【談話】

雇用の流動化・不安定化を一層促進する労働者派遣法・職安法改悪法案の衆議院厚生労働委員会採択に抗議する

2003年5月21日
全国労働組合総連合
事務局長 坂内 三夫


  1. 本日、衆議院厚生労働委員会は「職業安定法及び労働者派遣事業の適正な運営の確保及び派遣労働者の就業条件の整備等に関する法律の一部を改正する法律案」を野党の反対を押し切って可決採択した。職安法改悪法案では職業紹介事業の許可手続きを一層規制緩和し、本来、国民の勤労権を保障するために国家が責任をもって職業紹介を行うべきものを、営利目的の民間企業にゆだねる方向を強化しようとしている。労働者派遣法改悪法案では派遣期間を1年から3年に延長。物の製造への派遣を解禁しようとしている。
     全労連は改悪法案は派遣労働者の労働条件や権利を確立する方向でなく、劣悪な派遣労働の一層の拡大につながるものであり、断じて容認できない。日本の労働者の働き方を大きく覆す重大な法案を厚生労働委員会で十分な審議もつくさず採択されたことに強く抗議する。
     全労連はさらに参議院段階での廃案をめざして、奮闘するものである。

  2. 本来、派遣は一時的、臨時的なものであり、高度な技術を要する業務にのみ限り、例外的に認められるべきであり、事実上、一般事務も含めあらゆる業務に無制限で派遣労働が導入されている実態こそ、規制・監督を厳しくし、改めるべきである。物の製造への解禁はすでに擬装請負と言う形で違法派遣が行われている実態を追認することになり、一層の派遣導入を促進することになる。国会論戦のなかでは、野党側、参考人などから、正規労働者との代替が促進させられるとの危惧に対して、厚生労働省側は「一律規制はできない。歯止めは労使のルールで行ってほしい」と派遣法の欠陥を答弁せざるを得なかった。与党側参考人となった日本経団連松井氏の発言では派遣法改悪がまさに正規労働者を派遣労働者に代替していくことを促進するものであることを臆面もなく示し、政府与党が、労働者保護をかなぐり捨てて、企業・財界におもねる腐敗政治をおしすすめていることを露呈した。

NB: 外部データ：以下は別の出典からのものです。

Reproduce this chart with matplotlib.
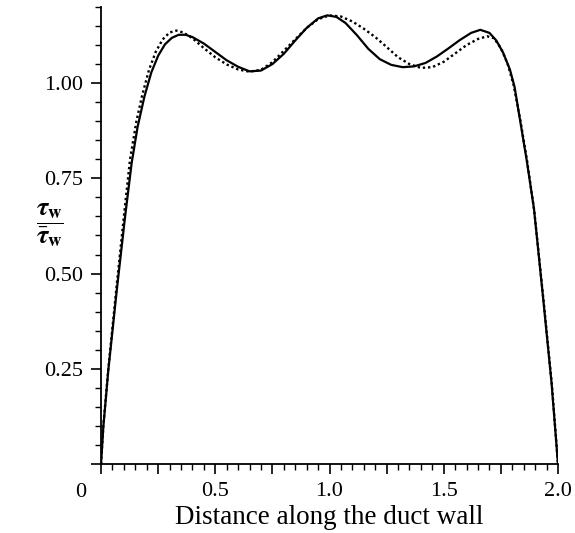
import matplotlib
matplotlib.use("Agg")
import matplotlib.pyplot as plt
from matplotlib.ticker import MultipleLocator, FuncFormatter

plt.rcParams['font.family'] = ['Liberation Serif', 'DejaVu Serif']
plt.rcParams['mathtext.fontset'] = 'stix'

# wall shear stress, solid curve
x_solid = [0.0, 0.01, 0.032, 0.069, 0.105, 0.134, 0.16, 0.19, 0.22, 0.25,
           0.28, 0.31, 0.34, 0.37, 0.40, 0.45, 0.50, 0.55, 0.60, 0.65,
           0.70, 0.75, 0.80, 0.85, 0.90, 0.95, 0.99, 1.03, 1.07, 1.12,
           1.17, 1.22, 1.27, 1.32, 1.37, 1.42, 1.47, 1.52, 1.57, 1.62,
           1.66, 1.70, 1.73, 1.76, 1.79, 1.81, 1.834, 1.863, 1.895, 1.936,
           1.972, 2.0]
y_solid = [0.0, 0.097, 0.247, 0.457, 0.648, 0.790, 0.885, 0.965, 1.028, 1.072,
           1.102, 1.119, 1.127, 1.127, 1.121, 1.104, 1.082, 1.060, 1.043, 1.031,
           1.033, 1.050, 1.077, 1.112, 1.145, 1.170, 1.178, 1.174, 1.158, 1.126,
           1.090, 1.063, 1.048, 1.042, 1.044, 1.053, 1.070, 1.091, 1.113, 1.132,
           1.140, 1.132, 1.112, 1.080, 1.035, 0.990, 0.903, 0.798, 0.670, 0.430,
           0.212, 0.0]

# dotted curve
x_dot = [0.0, 0.01, 0.032, 0.067, 0.10, 0.127, 0.155, 0.18, 0.21, 0.24,
         0.27, 0.30, 0.33, 0.36, 0.40, 0.45, 0.50, 0.55, 0.60, 0.65,
         0.70, 0.75, 0.80, 0.85, 0.90, 0.95, 1.00, 1.05, 1.10, 1.15,
         1.20, 1.25, 1.30, 1.35, 1.40, 1.45, 1.50, 1.55, 1.60, 1.65,
         1.69, 1.72, 1.75, 1.78, 1.806, 1.836, 1.865, 1.896, 1.937, 1.973,
         2.0]
y_dot = [0.0, 0.10, 0.25, 0.46, 0.65, 0.80, 0.90, 0.968, 1.035, 1.083,
         1.115, 1.133, 1.138, 1.133, 1.118, 1.092, 1.068, 1.049, 1.036, 1.030,
         1.035, 1.055, 1.085, 1.115, 1.145, 1.168, 1.178, 1.175, 1.162, 1.143,
         1.121, 1.095, 1.068, 1.050, 1.040, 1.042, 1.056, 1.078, 1.100, 1.116,
         1.123, 1.118, 1.092, 1.050, 0.995, 0.900, 0.795, 0.665, 0.428, 0.210,
         0.0]

fig = plt.figure(figsize=(5.75, 5.33), dpi=100)
ax = fig.add_axes([0.1757, 0.1295, 0.7947, 0.8574])

ax.plot(x_solid, y_solid, color='black', lw=1.6, solid_joinstyle='round')
ax.plot(x_dot, y_dot, color='black', lw=1.7, linestyle=(0, (1, 1.2)))

ax.set_xlim(0, 2.0)
ax.set_ylim(0, 1.2)
for s in ['top', 'right']:
    ax.spines[s].set_visible(False)
for s in ['left', 'bottom']:
    ax.spines[s].set_linewidth(1.3)

ax.xaxis.set_major_locator(MultipleLocator(0.25))
ax.xaxis.set_minor_locator(MultipleLocator(0.05))
ax.yaxis.set_major_locator(MultipleLocator(0.25))
ax.yaxis.set_minor_locator(MultipleLocator(0.05))

def xfmt(v, pos):
    if v < 0.01 or abs(v / 0.5 - round(v / 0.5)) > 0.01:
        return ''
    return '%.1f' % v

def yfmt(v, pos):
    if v < 0.01:
        return ''
    return '%.2f' % v

ax.xaxis.set_major_formatter(FuncFormatter(xfmt))
ax.yaxis.set_major_formatter(FuncFormatter(yfmt))
ax.tick_params(which='major', direction='out', length=7, width=1.2,
               labelsize=16, pad=6)
ax.tick_params(which='minor', direction='out', length=4.5, width=1.0)

ax.annotate('0', xy=(0, 0), xycoords='data', xytext=(-15, -13.5),
            textcoords='offset points', ha='center', va='top', fontsize=16)

ax.set_xlabel('Distance along the duct wall', fontsize=19.5, labelpad=3)
fig.text(0.087, 0.578,
         r'$\dfrac{\mathbfit{\tau}_\mathbf{w}}{\bar{\mathbfit{\tau}}_\mathbf{w}}$',
         fontsize=19, ha='center', va='center')

fig.savefig('out.png', dpi=100)
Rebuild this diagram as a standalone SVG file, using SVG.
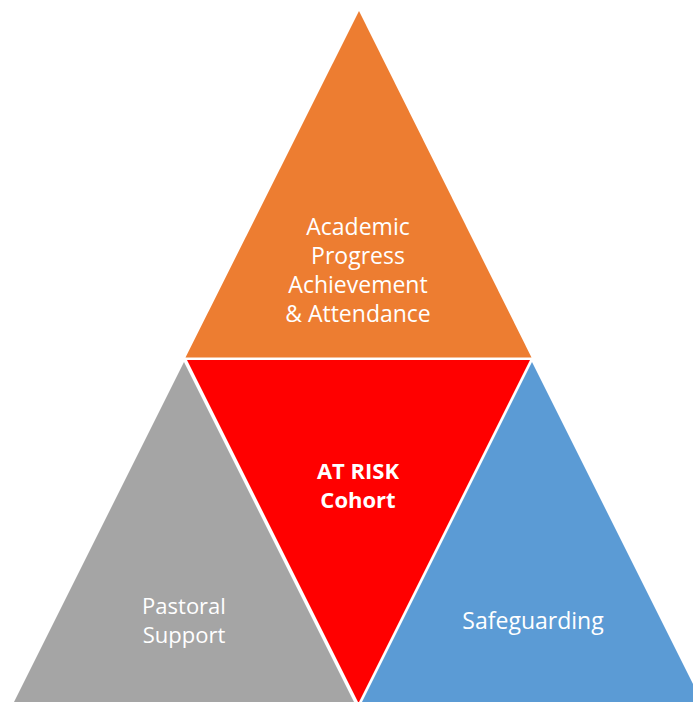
<svg xmlns="http://www.w3.org/2000/svg" width="693" height="702" viewBox="0 0 693 702">
<style>
.lbl{font-family:"Open Sans","Noto Sans","Liberation Sans",sans-serif;fill:#FFFFFF;text-anchor:middle}
.n{font-size:23px}
.s{font-size:22px}
.b{font-size:22px;font-weight:bold}
</style>
<rect width="693" height="702" fill="#FFFFFF"/>
<g id="academic">
<polygon points="359,11 185.5,357.5 531.5,357.5" fill="#ED7D31"/>
<text class="lbl n" x="358" y="235">Academic</text>
<text class="lbl n" x="358" y="264">Progress</text>
<text class="lbl n" x="358" y="293">Achievement</text>
<text class="lbl n" x="358" y="322">&amp; Attendance</text>
</g>
<g id="atrisk">
<polygon points="187,360 530,360 358.5,703" fill="#FF0000"/>
<text class="lbl b" x="358" y="479">AT RISK</text>
<text class="lbl b" x="358" y="508">Cohort</text>
</g>
<g id="pastoral">
<polygon points="184,362 13,704 355,704" fill="#A5A5A5"/>
<text class="lbl s" x="184" y="614">Pastoral</text>
<text class="lbl s" x="184" y="643">Support</text>
</g>
<g id="safeguarding">
<polygon points="532,362 361,704 703,704" fill="#5B9BD5"/>
<text class="lbl n" x="533" y="629">Safeguarding</text>
</g>
</svg>
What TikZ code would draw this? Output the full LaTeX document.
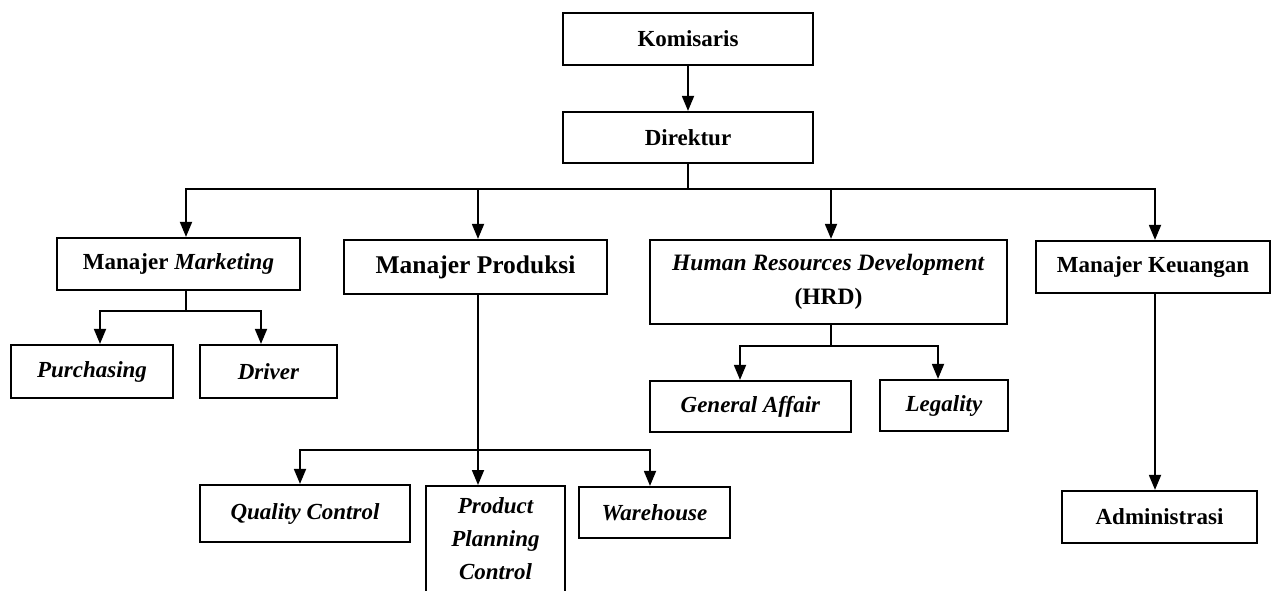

  3. 自民党の坂井隆憲衆議院議員が人材派遣会社からの政治献金疑惑で逮捕されるなど、派遣法をめぐる疑惑が存在しており、衆議院での審議でも何ら解明されていない。派遣会社は今日の大不況のなかでも年間売上高1兆9千億、対前年比16.4%増と飛躍的に収益を伸ばしつつある。これはすべて、正規労働者の代替として、低賃金・劣悪な労働条件で派遣労働者の供給を拡大している結果である。
     私たちは同法の廃案を求めると同時に、参議院段階での徹底審議によって、派遣法の法的規制と監視を強め、派遣労働者の権利・労働条件の向上がはかられるよう、運動を一層強化するものである。